If an amendment permitting proxy voting is a purely procedural change, it may be retroactively applied to the Church. 2 We believe that the 1968 amendment merely changes the procedure by which corporate members may exercise their substantive voting rights. The statute neither dilutes nor enlarges the substantive right to vote. Moreover, the plain language of section 71(b) suggests that the legislature intended it to apply to preexisting corporations. If the statute did not apply, the voting rights of members of nonprofit corporations would vary depending upon when the corporation was organized. This flies in the face of the comprehensive statutory scheme enacted in 1968 to govern nonprofit corporations. We therefore conclude that AS 10.20.071(b) applies to the Church and authorizes proxy voting absent a contrary provision in the corporate articles or bylaws. 3
The Church contends that its articles and bylaws prohibit proxy voting because they refer to voting by members “present” at any meeting. Paragraph X of *169 the articles of incorporation provides for amendment of the articles “when authorized by vote of two-thirds of the members, present at any regular business meeting.” Under Bylaw 1, the “membership present” at a meeting may terminate a membership voluntarily or involuntarily.
We do not believe that these provisions clearly prohibit proxy voting. A member may be “present” in person or by proxy, see 5 Fletcher, supra n. 3, § 2013, at 77 (1976 rev. perm, ed.) (proxies are counted to establish a quorum). We conclude that the articles and bylaws do not prohibit proxy voting.

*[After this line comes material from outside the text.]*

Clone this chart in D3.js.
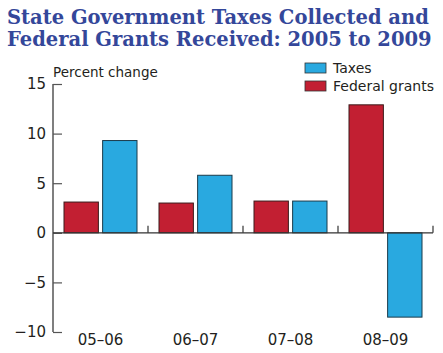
<!DOCTYPE html>
<html>
<head>
<meta charset="utf-8">
<script src="https://cdn.jsdelivr.net/npm/d3@7"></script>
<style>
  body { margin: 0; background: #fff; }
  svg { display: block; }
</style>
</head>
<body>
<svg width="443" height="353"></svg>
<script>
const categories = ['05–06', '06–07', '07–08', '08–09']
const federalGrants = [3.1, 3.0, 3.2, 12.9]
const taxes = [9.3, 5.8, 3.2, -8.5]
const yTicks = [15, 10, 5, 0, -5, -10]

const svg = d3.select('svg')
const margin = { top: 84, right: 10, bottom: 21, left: 53 }
const width = 443
const height = 353
const innerWidth = width - margin.left - margin.right
const innerHeight = height - margin.top - margin.bottom

const textColor = '#231f20'
const fedColor = '#c21f32'
const taxColor = '#29a9e0'

// title
const title = svg.append('text')
  .attr('font-family', 'DejaVu Serif')
  .attr('font-weight', 'bold')
  .attr('font-size', 19.5)
  .attr('fill', '#34479a')
title.append('tspan').attr('x', 7).attr('y', 24).text('State Government Taxes Collected and')
title.append('tspan').attr('x', 7).attr('y', 46).text('Federal Grants Received: 2005 to 2009')

const g = svg.append('g')
  .attr('transform', `translate(${margin.left}, ${margin.top})`)

const yScale = d3.scaleLinear()
  .domain([-10, 15])
  .range([innerHeight, 0])

const xScale = d3.scaleBand()
  .domain(categories)
  .range([0, innerWidth])

const xInner = d3.scaleBand()
  .domain(['fed', 'tax'])
  .range([11, xScale.bandwidth() - 11])
  .paddingInner(0.11)

// y axis, ticks point inward
const yAxis = d3.axisLeft(yScale)
  .tickValues(yTicks)
  .tickSize(-9)
  .tickPadding(7)
  .tickFormat(d => d < 0 ? '\u2212' + Math.abs(d) : d)

const yAxisG = g.append('g').call(yAxis)
yAxisG.select('.domain').attr('stroke', '#555').attr('stroke-width', 1.5)
  .attr('d', `M0,${yScale(15)}V${yScale(-10)}`)
yAxisG.selectAll('.tick line').attr('stroke', '#555').attr('stroke-width', 1.2)
yAxisG.selectAll('.tick text')
  .attr('font-family', 'DejaVu Sans')
  .attr('font-size', 15)
  .attr('fill', textColor)

svg.append('text')
  .attr('x', 53)
  .attr('y', 77)
  .attr('font-family', 'DejaVu Sans')
  .attr('font-size', 13.5)
  .attr('fill', textColor)
  .text('Percent change')

// bars
const groups = g.selectAll('.grp').data(categories)
  .enter().append('g')
  .attr('transform', d => `translate(${xScale(d)}, 0)`)

groups.append('rect')
  .attr('x', xInner('fed'))
  .attr('width', xInner.bandwidth())
  .attr('y', (d, i) => yScale(Math.max(0, federalGrants[i])))
  .attr('height', (d, i) => Math.abs(yScale(federalGrants[i]) - yScale(0)))
  .attr('fill', fedColor)
  .attr('stroke', '#3a1a1a')
  .attr('stroke-width', 1)

groups.append('rect')
  .attr('x', xInner('tax'))
  .attr('width', xInner.bandwidth())
  .attr('y', (d, i) => yScale(Math.max(0, taxes[i])))
  .attr('height', (d, i) => Math.abs(yScale(taxes[i]) - yScale(0)))
  .attr('fill', taxColor)
  .attr('stroke', '#1b3a4a')
  .attr('stroke-width', 1)

// x axis at zero
const xAxisG = g.append('g').attr('transform', `translate(0, ${yScale(0)})`)
xAxisG.append('line')
  .attr('x1', 0).attr('x2', innerWidth)
  .attr('stroke', '#333').attr('stroke-width', 1.2)
xAxisG.selectAll('.xt').data(categories)
  .enter().append('line')
  .attr('x1', d => xScale(d) + xScale.bandwidth())
  .attr('x2', d => xScale(d) + xScale.bandwidth())
  .attr('y1', 0).attr('y2', -7)
  .attr('stroke', '#333').attr('stroke-width', 1.2)

g.selectAll('.xl').data(categories)
  .enter().append('text')
  .attr('x', d => xScale(d) + xScale.bandwidth() / 2)
  .attr('y', innerHeight + 13)
  .attr('text-anchor', 'middle')
  .attr('font-family', 'DejaVu Sans')
  .attr('font-size', 15)
  .attr('fill', textColor)
  .text(d => d)

// legend
const legend = svg.append('g').attr('transform', 'translate(305, 63)')
const legendItems = [['Taxes', taxColor], ['Federal grants', fedColor]]
legendItems.forEach(([label, color], i) => {
  legend.append('rect')
    .attr('x', 0).attr('y', i * 18)
    .attr('width', 21).attr('height', 10)
    .attr('fill', color)
    .attr('stroke', '#333').attr('stroke-width', 0.8)
  legend.append('text')
    .attr('x', 28).attr('y', i * 18 + 10)
    .attr('font-family', 'DejaVu Sans')
    .attr('font-size', 14)
    .attr('fill', textColor)
    .text(label)
})
</script>
</body>
</html>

III. THE FREE EXERCISE CLAUSE
The Church argues that requiring it to recognize proxies violates the free exercise clause 4 because it is a congregationalist church. Herning contends that the Church presented no evidence that a tenet of the Baptist faith precludes proxy voting. 5
If a general law infringes on a person’s freedom to act according to her religious beliefs, the state has a duty to accommodate those beliefs by creating exemptions to the general law unless the state has a compelling interest in enforcing the law which will suffer by granting the exemption. Frank v. State, 604 P.2d 1068, 1070-73 (Alaska 1979). A claimant may invoke the free exercise clause if a religion is involved, the conduct is religiously based, and the claimant is sincere in her religious motivation. Id. at 1071. Only the religious basis of the conduct is an issue in the instant appeal.
Conduct is considered religiously based if the practice is deeply rooted in a religious belief; strict necessity is not required. Id. at 1072-73. Thus, in Frank we ruled that killing a moose out of season for use in a funeral potlatch was religiously based conduct because moose is the most desirable native food to serve at a potlatch, equivalent to a sacred symbol, even though it is not an essential requirement. Id. In contrast, when there is no showing of religious significance in the location of a parochial school, the free exercise clause does not require an exemption from a city zoning ordinance to permit a church to build a school next to its chapel, especially when the church chose to erect its chapel in that neighborhood knowing that schools were not permitted uses. Seward Chapel v. City of Seward, 655 P.2d 1293, 1301-02 (Alaska 1982).